All’inammissibilità dell’impugnazione consegue obbligatoriamente – ai sensi dell’art. 616, cod. proc. pen. – la condanna dei proponenti al pagamento delle spese del procedimento e di una somma in favore della cassa delle ammende, non ravvisandosi una loro assenza di colpa nella determinazione della causa d’inammissibilità (vds. Corte Cost., sent. n. 186 del 13 giugno 2000). Detta
somma, considerando la manifesta assenza di pregio degli argomenti addotti, va fissata in tremila euro per ognuno di essi.
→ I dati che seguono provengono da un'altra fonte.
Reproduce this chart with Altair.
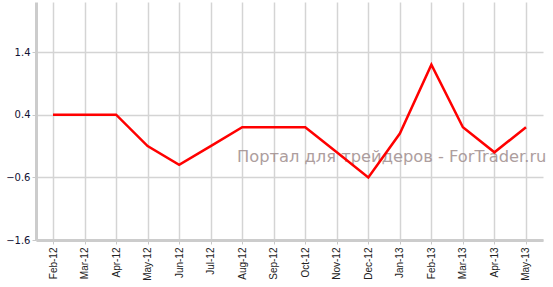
import altair as alt
import pandas as pd

months = ["Feb-12", "Mar-12", "Apr-12", "May-12", "Jun-12", "Jul-12", "Aug-12", "Sep-12",
          "Oct-12", "Nov-12", "Dec-12", "Jan-13", "Feb-13", "Mar-13", "Apr-13", "May-13"]
values = [0.4, 0.4, 0.4, -0.1, -0.4, -0.1, 0.2, 0.2, 0.2, -0.2, -0.6, 0.1, 1.2, 0.2, -0.2, 0.2]
y_ticks = [-1.6, -0.6, 0.4, 1.4]
watermark = "Портал для трейдеров - ForTrader.ru"

df = pd.DataFrame({"month": months, "value": values})

x = alt.X("month:N", sort=months, title=None,
          scale=alt.Scale(type="point", padding=0.54),
          axis=alt.Axis(labelAngle=-90, labelFont="Liberation Sans", labelFontSize=10,
                        labelColor="#222222", labelAlign="right", labelBaseline="middle",
                        labelPadding=3, tickSize=4, tickColor="#c8c8c8", tickWidth=1,
                        domainColor="#cccccc", domainWidth=3,
                        grid=True, gridColor="#d4d4d4", gridWidth=1.5))
y = alt.Y("value:Q", title=None,
          scale=alt.Scale(domain=[-1.6, 2.2], nice=False, zero=False),
          axis=alt.Axis(values=y_ticks, format=".1f", labelFont="DejaVu Sans", labelFontSize=10,
                        labelColor="#111133", tickSize=4, tickColor="#c8c8c8",
                        labelPadding=2, domainColor="#cccccc", domainWidth=3,
                        grid=True, gridColor="#d4d4d4", gridWidth=1.5))

line = alt.Chart(df).mark_line(color="#ff0000", strokeWidth=2.5).encode(x=x, y=y)

text = alt.Chart(pd.DataFrame({"t": [watermark]})).mark_text(
    font="DejaVu Sans", fontSize=16.3, color="#a08e8e", opacity=0.85,
    align="left", baseline="alphabetic"
).encode(text="t:N", x=alt.value(201), y=alt.value(160))

chart = alt.layer(text, line).properties(
    width=507, height=238,
    autosize=alt.AutoSizeParams(type="none"),
    padding={"left": 36, "top": 2, "right": 10, "bottom": 47},
    background="white",
).configure_view(stroke=None)

chart.save("out.html", embed_options={"renderer": "svg", "actions": False})
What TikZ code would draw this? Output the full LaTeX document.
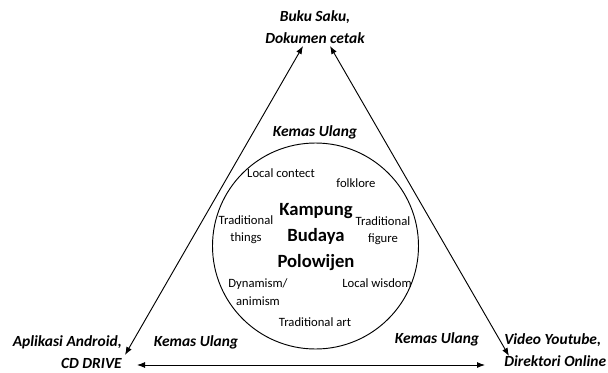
\documentclass[tikz,border=0pt]{standalone}
\usepackage{fontspec}
\setmainfont{Carlito}
\usetikzlibrary{arrows.meta, positioning}

\begin{document}
\begin{tikzpicture}[
    x=0.75pt, y=-0.75pt,
    corner/.style={font=\fontsize{11.6pt}{16pt}\selectfont\bfseries\itshape, inner sep=0pt},
    repack/.style={font=\fontsize{11.6pt}{13pt}\selectfont\bfseries\itshape, inner sep=0pt},
    item/.style={font=\fontsize{9.5pt}{13pt}\selectfont, align=center, inner sep=0pt},
    arrow/.style={{Latex[length=6pt,width=4.5pt]}-{Latex[length=6pt,width=4.5pt]}, line width=0.7pt}
]
    \useasboundingbox (0,0) rectangle (608,372);

    % --- CORNERS ---
    \node[corner, align=center] (buku) at (315,27) {Buku Saku,\\Dokumen cetak};
    \node[corner, align=right, anchor=east] (aplikasi) at (122,352) {Aplikasi Android,\\CD DRIVE};
    \node[corner, align=left, anchor=west] (video) at (504,350) {Video Youtube,\\Direktori Online};

    % arrow ends
    \coordinate (bukuL) at (303,46);
    \coordinate (bukuR) at (330,46);
    \coordinate (aplikasiT) at (125,355);
    \coordinate (aplikasiR) at (137,365);
    \coordinate (videoT) at (509,356);
    \coordinate (videoL) at (485,365);

    \draw[arrow] (aplikasiT) -- (bukuL);
    \draw[arrow] (bukuR) -- (videoT);
    \draw[arrow] (aplikasiR) -- (videoL);

    % --- KEMAS ULANG ---
    \node[repack] (ulangT) at (315,132) {Kemas Ulang};
    \node[repack] (ulangL) at (196,342) {Kemas Ulang};
    \node[repack] (ulangR) at (437,339) {Kemas Ulang};

    % --- CIRCLE ---
    \node[draw, circle, line width=0.7pt, minimum size=154.5pt, inner sep=0pt] (circ) at (315.5,246) {};
    \node[align=center, inner sep=0pt, font=\fontsize{14pt}{19.5pt}\selectfont\bfseries] (kbp) at (316,237) {Kampung\\Budaya\\Polowijen};

    \node[item] (local) at (281,173) {Local contect};
    \node[item] (folk) at (356,183) {folklore};
    \node[item] (things) at (246,230) {Traditional\\things};
    \node[item] (figure) at (383,231) {Traditional\\figure};
    \node[item] (dyna) at (258,292) {Dynamism/\\animism};
    \node[item] (wisdom) at (377,283) {Local wisdom};
    \node[item] (art) at (315,322) {Traditional art};

\end{tikzpicture}
\end{document}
5. In quanto soccombenti, i ricorrenti – a norma dell’art. 592, comma 4, cod. proc. pen. – sono tenuti a rifondere alle parti civili le spese di costituzione e difesa in giudizio, che, considerando l’impegno difensivo non particolarmente significativo, si stima equo liquidare come da dispositivo.
P.Q.M.
Dichiara inammissibili i ricorsi e condanna i ricorrenti al pagamento delle spese processuali e della somma di euro tremila in favore della Cassa delle ammende.
Condanna, inoltre, i ricorrenti a rifondere alle parti civili COGNOME NOME e COGNOME NOME le spese di rappresentanza e difesa del presente grado, che liquida in euro 3.686,00, oltre accessori, in favore di ciascuna.
Così deciso in Roma, il 15 maggio 2024.